(Task description) Answer with a single number: the count of lines that hold "matplotlib".

Recorded data:
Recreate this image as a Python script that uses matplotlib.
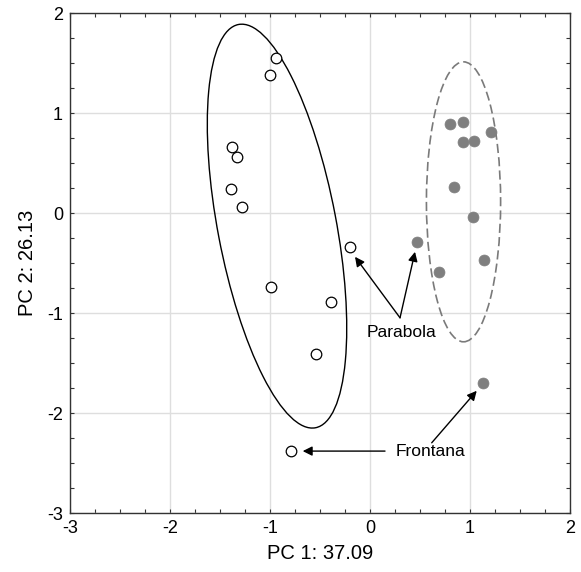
import matplotlib
matplotlib.use('Agg')
import matplotlib.pyplot as plt
from matplotlib.patches import Ellipse
from matplotlib.ticker import MultipleLocator

plt.rcParams['font.family'] = ['Liberation Sans', 'DejaVu Sans']
plt.rcParams['axes.unicode_minus'] = False

# open circles (group 1)
pc1_open = [-0.943, -0.997, -1.377, -1.33, -1.39, -1.283, -0.99, -0.393, -0.54, -0.20, -0.787]
pc2_open = [1.553, 1.38, 0.657, 0.56, 0.243, 0.063, -0.737, -0.887, -1.41, -0.343, -2.38]

# filled circles (group 2)
pc1_fill = [0.803, 0.927, 1.21, 0.933, 1.04, 0.843, 1.03, 0.473, 1.137, 0.693, 1.133]
pc2_fill = [0.887, 0.91, 0.813, 0.713, 0.72, 0.26, -0.037, -0.29, -0.473, -0.587, -1.697]

# ellipses: centre, width, height, angle
ell_open = [(-0.93, -0.13), 1.184, 4.106, 10.8]
ell_fill = [(0.935, 0.113), 0.742, 2.80, 0.0]

# labels
parabola_xy = [(-0.15, -0.437), (0.45, -0.387)]
parabola_from = (0.30, -1.047)
parabola_text = (0.317, -1.197)
frontana_xy = [(-0.673, -2.38), (1.067, -1.777)]
frontana_from = [(0.15, -2.38), (0.617, -2.297)]
frontana_text = (0.26, -2.38)

fig = plt.figure(figsize=(5.81, 5.72), dpi=100)
ax = fig.add_axes([0.1205, 0.103, 0.8606, 0.874])

ax.grid(True, color='#dedede', lw=1.0, zorder=0)
ax.set_axisbelow(True)

e1 = Ellipse(ell_open[0], ell_open[1], ell_open[2], angle=ell_open[3],
             fill=False, ec='black', lw=1.0, zorder=2)
e2 = Ellipse(ell_fill[0], ell_fill[1], ell_fill[2], angle=ell_fill[3],
             fill=False, ec='#7a7a7a', lw=1.2, ls=(0, (5.5, 2.5)), zorder=2)
ax.add_patch(e1)
ax.add_patch(e2)

ax.scatter(pc1_open, pc2_open, s=58, facecolors='white', edgecolors='black', linewidths=0.9, zorder=3)
ax.scatter(pc1_fill, pc2_fill, s=62, facecolors='#7f7f7f', edgecolors='#7f7f7f', linewidths=0.5, zorder=3)

arrow = dict(arrowstyle='-|>', mutation_scale=14, lw=1.0, color='black', shrinkA=0, shrinkB=0)
for tip in parabola_xy:
    ax.annotate('', xy=tip, xytext=parabola_from, arrowprops=arrow)
ax.text(parabola_text[0], parabola_text[1], 'Parabola', ha='center', va='center', fontsize=12.5)
for tip, start in zip(frontana_xy, frontana_from):
    ax.annotate('', xy=tip, xytext=start, arrowprops=arrow)
ax.text(frontana_text[0], frontana_text[1], 'Frontana', ha='left', va='center', fontsize=12.5)

ax.set_xlim(-3, 2)
ax.set_ylim(-3, 2)
ax.xaxis.set_major_locator(MultipleLocator(1))
ax.yaxis.set_major_locator(MultipleLocator(1))
ax.xaxis.set_minor_locator(MultipleLocator(0.25))
ax.yaxis.set_minor_locator(MultipleLocator(0.25))
ax.tick_params(which='both', direction='in', top=True, right=True, length=3, width=0.8, color='#333333')
ax.tick_params(which='major', labelsize=13, pad=5)
for s in ax.spines.values():
    s.set_color('#333333')
    s.set_linewidth(1.0)

ax.set_xlabel('PC 1: 37.09', fontsize=14.5, labelpad=5)
ax.set_ylabel('PC 2: 26.13', fontsize=14.5, labelpad=7)

fig.savefig('out.png', dpi=100)
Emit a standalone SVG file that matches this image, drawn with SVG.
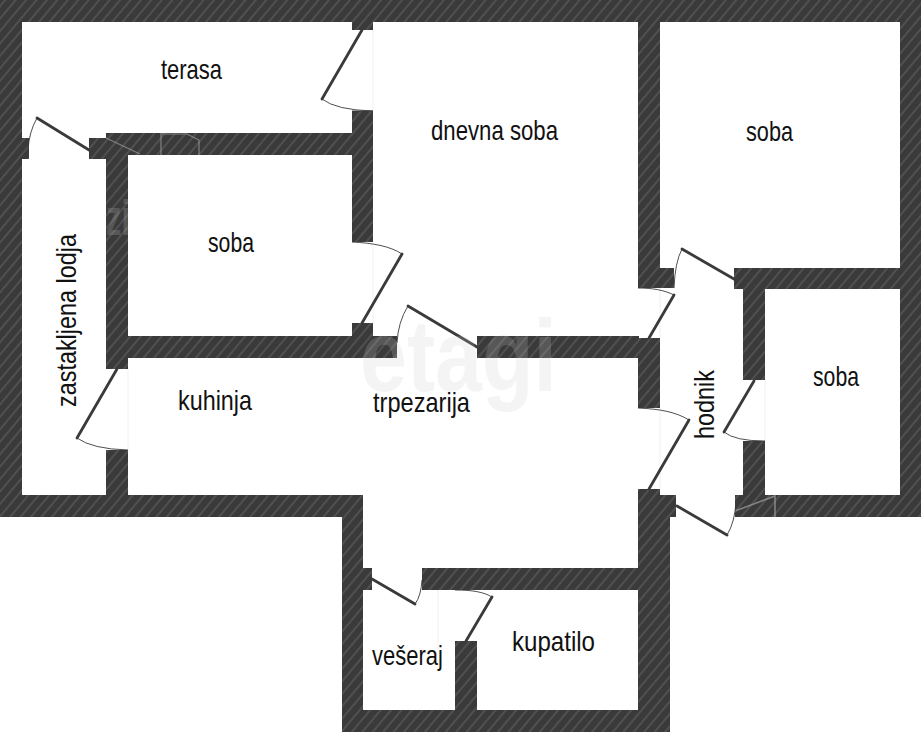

(Answer for the task) 6